His reply began with "Ed, your response put my on edge again." Nice. I see where this is going. He got on his high horse about how I had been virtually useless as a depressed engineer last summer, and that he gave me a lot of this and that to help me feel better about it. Well, my idea was that I would help him do his project, and he might teach me some new music theory, arranging, or whathaveyou, and I was hoping for a sit down lesson. I did get regaled with anecdotes and other little bits, but really, the day was a loss if he didn't get what he wanted, and that was some engineering assistance from me. Then he launched into a tirade at how I always seemed to put a price on everything he asked me to do, or I wouldn't do it at all. Well, fuck me. 2003 was one of the most fucking weak money years I've had since I worked at fucking Subway in 1992! Can you blame me for wanting to get paid for working as a tech? That is how I made my money for most of 1995-2003! I donated my time to him because he seemed enthusiastic about me learning some stuff, and offered to play on my stuff, or otherwise give me a way to improve my musicianship.

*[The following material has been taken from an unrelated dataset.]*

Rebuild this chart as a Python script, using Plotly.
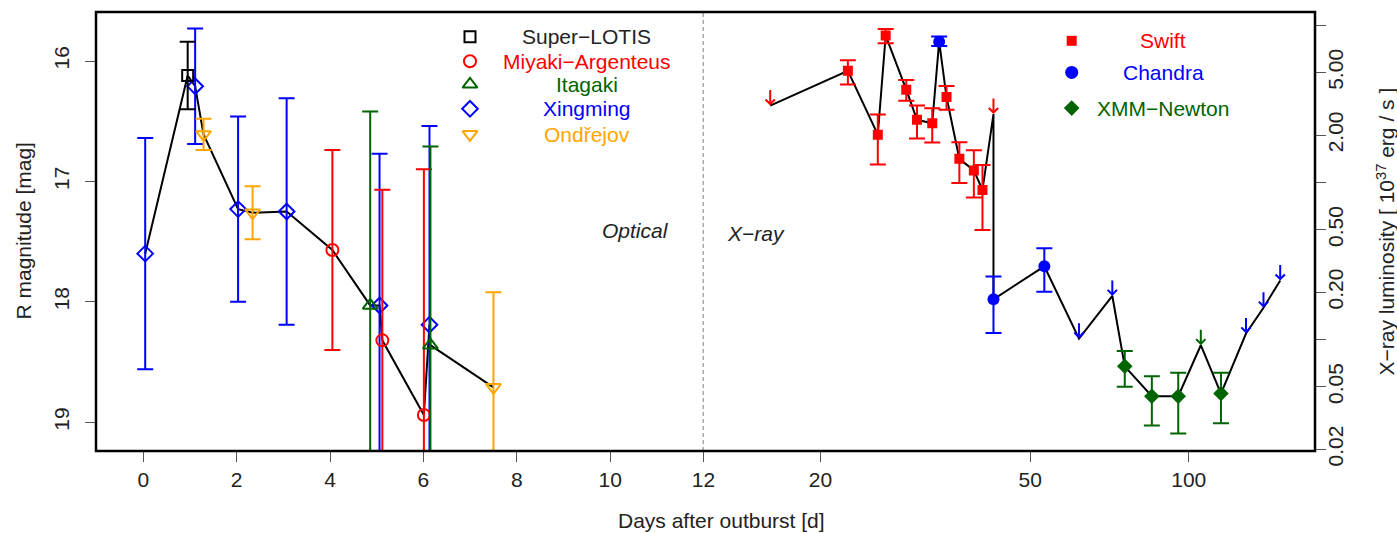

I got a sandwich and a drink for my trouble on each occasion, and some jollity.

Well, this second email of his sufficiently pissed me off that I went on a tirade of my own, and finally told him that we had no relationship now that we did no recording or music activities together. He lives too far away for chance meetings, we don't play ball together, we don't see movies together, we don't smoke weed together, so really, what is left, once I have let music go and have pretty much written those years off as my own personal dark ages? There is nothing left. I wanted the wedding to be an opportunity to send things in a new direction, as he would see me in a far happier surrounding than ever, and would have a couple days of a totally unique bunch of shared experiences. But no, I would be taking advantage of him, and apparently, as he said, he wouldn't even move tables for the friend that also was getting married, but postponed. I wrapped up my email with my admission we had no surviving relationship once there was no talk about preamps and compressors and mics and stuff. I told him I was done with this. Not just the wedding, everything. A short response from him the next day suggested we talk when I calmed down, but I wrote to say, 'no deal... it's done, we're done. I don't need to explain myself anymore.'

Hell of a way to throw a wedding party, eh? Now I can move onward with my happy life.